Surprisingly, however, given her fame and prominent billing, Knightley's Cecilia is not the central character. During the first section of the film, set around a mansion on a hot summer's day in 1935, we mainly follow the 13-year-old Briony Tallis, Cecilia's younger sister, played with astonishing skill by the talented Saoirse Ronan (who has been cast as the lead in Peter Jackson's next film, The Lovely Bones). Briony is a young aspiring writer born to a privileged family who witnesses what she perceives to be a shocking event – involving Cecilia and James McAvoy's Robbie Turner. McAvoy, sporting a posh English accent, once again excels as the lowly gardener who finds himself accused of a terrible act. While the pace of this first half is slow, there's an undeniable undercurrent of tension throughout the proceedings, which come to a climax (literally) with a hugely erotically charged yet far from explicit sex scene, one of many sequences expertly handled by Wright.

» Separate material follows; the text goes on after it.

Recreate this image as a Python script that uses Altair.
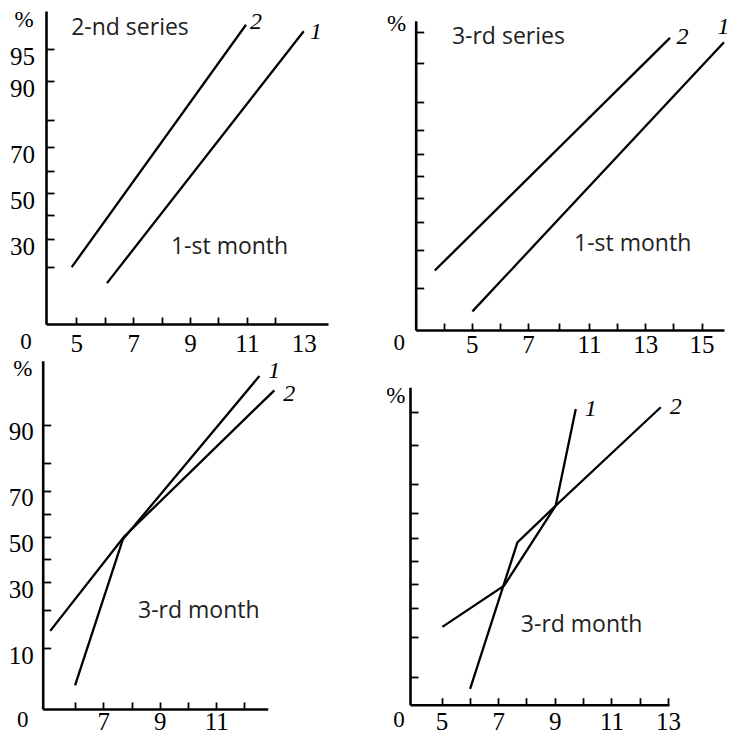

After the tumultuous events of that day in 1935, the film jumps five years to France during the second world war, where Robbie is now a soldier trying to evacuate from the country. The Dunkirk section, containing the mind-blowing five-minute tracking shot about which so much has already been written, is brilliantly directed and is the film's high point. However, in the context of the rest of the film it seems oddly superfluous; we don't really need to see Robbie's experience of the war as it doesn't shed any light onto the main plot, centring around Briony. The film feels strangely fractured, jumping around in time inconsistently and without any apparent motivation at times. After Dunkirk, Briony (aged 18, now played by Romola Garai) again becomes the focus, but it's not exactly clear why, and the film becomes slightly aimless. Fortunately it remains engrossing, although how much of that is simply due to wanting to know where the story is going will only become clear after a repeat viewing when the eventual outcome is already known.

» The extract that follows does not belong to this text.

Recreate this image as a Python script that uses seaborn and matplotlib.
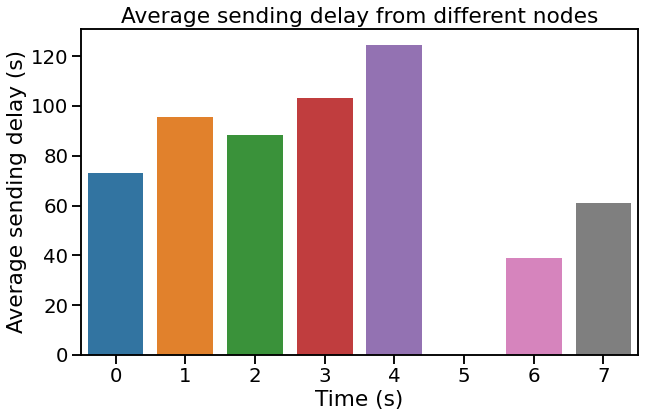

Ah yes, the ending. It is certainly a conclusion bound to split audience opinions. On the one hand, it's commendable for its audacity – those who haven't read the book will never see it coming. Conversely, it is not suggested or implied earlier in the film and therefore feels like a cheat, just designed to pull the rug out from audiences' feet. It's not a twist incorporated into the main narrative, instead being delivered in a jarring tacked-on epilogue that just feels clumsy and heavy-handed. Despite its tear-jerking aspirations it also lacks the emotional punch that it needs to truly work, instead just ending the film on an unsatisfying note.

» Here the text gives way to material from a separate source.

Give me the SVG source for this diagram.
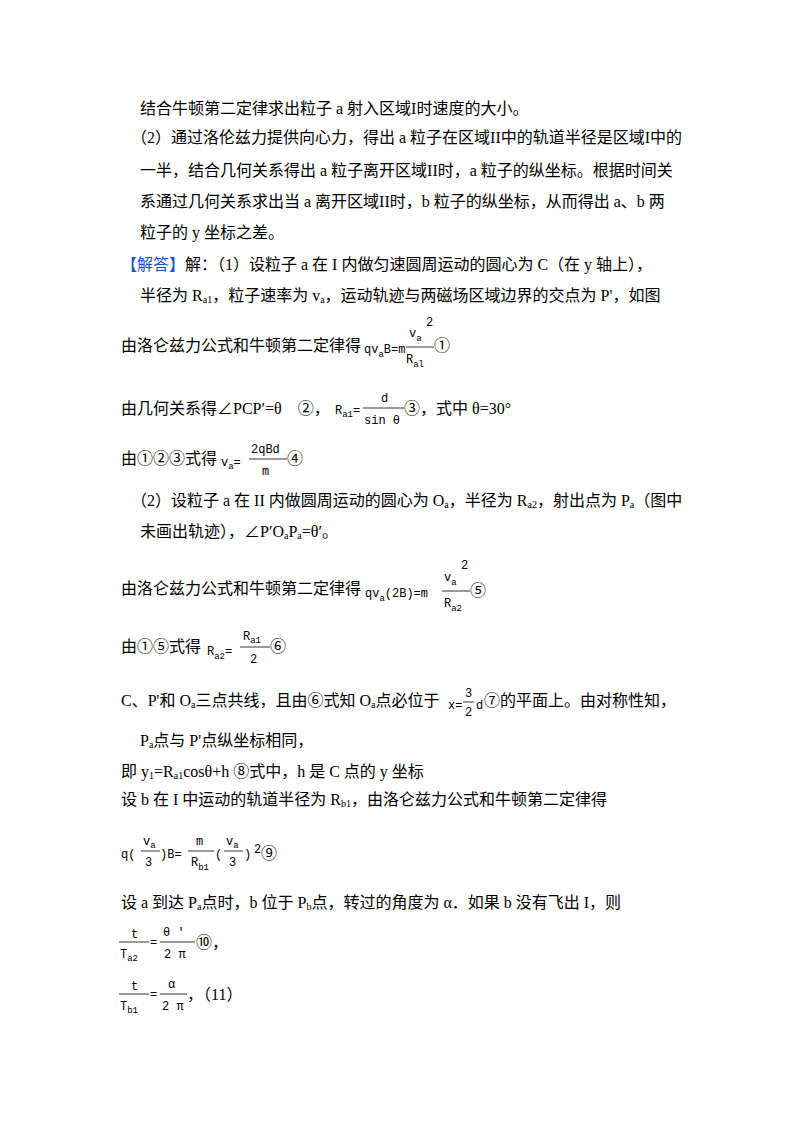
<svg xmlns="http://www.w3.org/2000/svg" width="800" height="1132" viewBox="0 0 800 1132">
<style>
.t{font-family:"Liberation Serif","Noto Sans CJK SC",serif;font-size:16px;fill:#000}
.f{font-family:"Liberation Mono","DejaVu Sans Mono",monospace;font-size:12px;fill:#000}
.s{font-family:"Liberation Mono",monospace;font-size:9px;fill:#000}
.h{font-family:"Liberation Serif","Noto Sans CJK SC",serif;font-size:16px;fill:#1a52c8}
line{stroke:#000;stroke-width:0.8}
</style>
<rect width="800" height="1132" fill="#fff"/>
<g id="text">
<text class="t" x="140" y="114">结合牛顿第二定律求出粒子 a 射入区域I时速度的大小。</text>
<text class="t" x="131" y="143">（2）通过洛伦兹力提供向心力，得出 a 粒子在区域II中的轨道半径是区域I中的</text>
<text class="t" x="140" y="176">一半，结合几何关系得出 a 粒子离开区域II时，a 粒子的纵坐标。根据时间关</text>
<text class="t" x="140" y="207">系通过几何关系求出当 a 离开区域II时，b 粒子的纵坐标，从而得出 a、b 两</text>
<text class="t" x="140" y="238">粒子的 y 坐标之差。</text>
<text class="h" x="121" y="270">【解答】</text>
<text class="t" x="185" y="270">解：（1）设粒子 a 在 I 内做匀速圆周运动的圆心为 C（在 y 轴上），</text>
<text class="t" x="140" y="301">半径为 R<tspan font-size="10" dy="2">a1</tspan><tspan dy="-2">，粒子速率为 v</tspan><tspan font-size="10" dy="2">a</tspan><tspan dy="-2">，运动轨迹与两磁场区域边界的交点为 P'，如图</tspan></text>

<text class="t" x="121" y="351">由洛仑兹力公式和牛顿第二定律得</text>
<text class="f" x="364" y="353">qv<tspan class="s" dy="4">a</tspan><tspan dy="-4">B=m</tspan></text>
<text class="f" x="409" y="337">v<tspan class="s" dy="4">a</tspan></text>
<text class="f" x="426" y="326">2</text>
<line x1="406" y1="347" x2="434" y2="347"/>
<text class="f" x="406" y="363">R<tspan class="s" dy="4">al</tspan></text>
<text class="t" x="434" y="351">①</text>

<text class="t" x="121" y="414">由几何关系得∠PCP′=θ　②，</text>
<text class="f" x="335" y="414">R<tspan class="s" dy="3">a1</tspan><tspan dy="-3">=</tspan></text>
<text class="f" x="381" y="402">d</text>
<line x1="363" y1="408" x2="404" y2="408"/>
<text class="f" x="364" y="424">sin θ</text>
<text class="t" x="404" y="414">③，式中 θ=30°</text>

<text class="t" x="121" y="464">由①②③式得</text>
<text class="f" x="221" y="466">v<tspan class="s" dy="3">a</tspan><tspan dy="-3">=</tspan></text>
<text class="f" x="251" y="453">2qBd</text>
<line x1="249" y1="459" x2="287" y2="459"/>
<text class="f" x="262" y="475">m</text>
<text class="t" x="287" y="464">④</text>

<text class="t" x="131" y="506">（2）设粒子 a 在 II 内做圆周运动的圆心为 O<tspan font-size="10" dy="2">a</tspan><tspan dy="-2">，半径为 R</tspan><tspan font-size="10" dy="2">a2</tspan><tspan dy="-2">，射出点为 P</tspan><tspan font-size="10" dy="2">a</tspan><tspan dy="-2">（图中</tspan></text>
<text class="t" x="140" y="537">未画出轨迹），∠P′O<tspan font-size="10" dy="2">a</tspan><tspan dy="-2">P</tspan><tspan font-size="10" dy="2">a</tspan><tspan dy="-2">=θ′。</tspan></text>

<text class="t" x="121" y="594">由洛仑兹力公式和牛顿第二定律得</text>
<text class="f" x="365" y="597">qv<tspan class="s" dy="4">a</tspan><tspan dy="-4">(2B)=m</tspan></text>
<text class="f" x="444" y="581">v<tspan class="s" dy="4">a</tspan></text>
<text class="f" x="461" y="569">2</text>
<line x1="442" y1="591" x2="470" y2="591"/>
<text class="f" x="444" y="607">R<tspan class="s" dy="4">a2</tspan></text>
<text class="t" x="470" y="596">⑤</text>

<text class="t" x="121" y="652">由①⑤式得</text>
<text class="f" x="207" y="655">R<tspan class="s" dy="4">a2</tspan><tspan dy="-4">=</tspan></text>
<text class="f" x="243" y="640">R<tspan class="s" dy="3">a1</tspan></text>
<line x1="240" y1="647" x2="270" y2="647"/>
<text class="f" x="250" y="663">2</text>
<text class="t" x="270" y="652">⑥</text>

<text class="t" x="121" y="706">C、P'和 O<tspan font-size="10" dy="2">a</tspan><tspan dy="-2">三点共线，且由⑥式知 O</tspan><tspan font-size="10" dy="2">a</tspan><tspan dy="-2">点必位于</tspan></text>
<text class="f" x="448" y="709">x=</text>
<text class="f" x="465" y="697">3</text>
<line x1="463" y1="702" x2="474" y2="702"/>
<text class="f" x="465" y="716">2</text>
<text class="f" x="476" y="709">d</text>
<text class="t" x="484" y="706">⑦的平面上。由对称性知，</text>

<text class="t" x="140" y="746">P<tspan font-size="10" dy="2">a</tspan><tspan dy="-2">点与 P'点纵坐标相同，</tspan></text>
<text class="t" x="121" y="777">即 y<tspan font-size="10" dy="2">1</tspan><tspan dy="-2">=R</tspan><tspan font-size="10" dy="2">a1</tspan><tspan dy="-2">cosθ+h ⑧式中，h 是 C 点的 y 坐标</tspan></text>
<text class="t" x="121" y="805">设 b 在 I 中运动的轨道半径为 R<tspan font-size="10" dy="2">b1</tspan><tspan dy="-2">，由洛仑兹力公式和牛顿第二定律得</tspan></text>

<text class="f" x="121" y="858">q(</text>
<text class="f" x="143" y="845">v<tspan class="s" dy="3">a</tspan></text>
<line x1="141" y1="851" x2="160" y2="851"/>
<text class="f" x="145" y="866">3</text>
<text class="f" x="160" y="858">)B=</text>
<text class="f" x="196" y="845">m</text>
<line x1="188" y1="851" x2="214" y2="851"/>
<text class="f" x="191" y="866">R<tspan class="s" dy="4">b1</tspan></text>
<text class="f" x="215" y="858">(</text>
<text class="f" x="226" y="845">v<tspan class="s" dy="3">a</tspan></text>
<line x1="224" y1="851" x2="243" y2="851"/>
<text class="f" x="229" y="866">3</text>
<text class="f" x="244" y="858">)</text>
<text class="f" x="254" y="853">2</text>
<text class="t" x="261" y="859">⑨</text>

<text class="t" x="121" y="908">设 a 到达 P<tspan font-size="10" dy="2">a</tspan><tspan dy="-2">点时，b 位于 P</tspan><tspan font-size="10" dy="2">b</tspan><tspan dy="-2">点，转过的角度为 α．如果 b 没有飞出 I，则</tspan></text>

<text class="f" x="131" y="938">t</text>
<line x1="119" y1="942" x2="149" y2="942"/>
<text class="f" x="120" y="958">T<tspan class="s" dy="3">a2</tspan></text>
<text class="f" x="150" y="946">=</text>
<text class="f" x="163" y="936">θ ′</text>
<line x1="160" y1="942" x2="195" y2="942"/>
<text class="f" x="164" y="958">2 π</text>
<text class="t" x="196" y="948">⑩，</text>

<text class="f" x="131" y="990">t</text>
<line x1="119" y1="994" x2="149" y2="994"/>
<text class="f" x="120" y="1010">T<tspan class="s" dy="3">b1</tspan></text>
<text class="f" x="150" y="998">=</text>
<text class="f" x="168" y="988">α</text>
<line x1="160" y1="994" x2="187" y2="994"/>
<text class="f" x="162" y="1010">2 π</text>
<text class="t" x="187" y="1000">，（11）</text>
</g>
</svg>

Ultimately, Atonement is a frustrating film. At times it borders on greatness, with a measured but engrossing first act and a superbly made midsection - the Dunkirk tracking shot makes the film worth seeing on its own. It is also immaculately acted, with Knightley's porcelain coldness suiting the character and McAvoy delivering yet another knockout performance. However, the story lacks flow and certain directorial flourishes come off as overly tricksy, making it somehow less than the sum of its (often excellent) parts.
The summary
Atonement is an unusual film – part period drama, part war movie – and never quite makes its narrative structure work. Certainly worth seeing, but only a qualified triumph.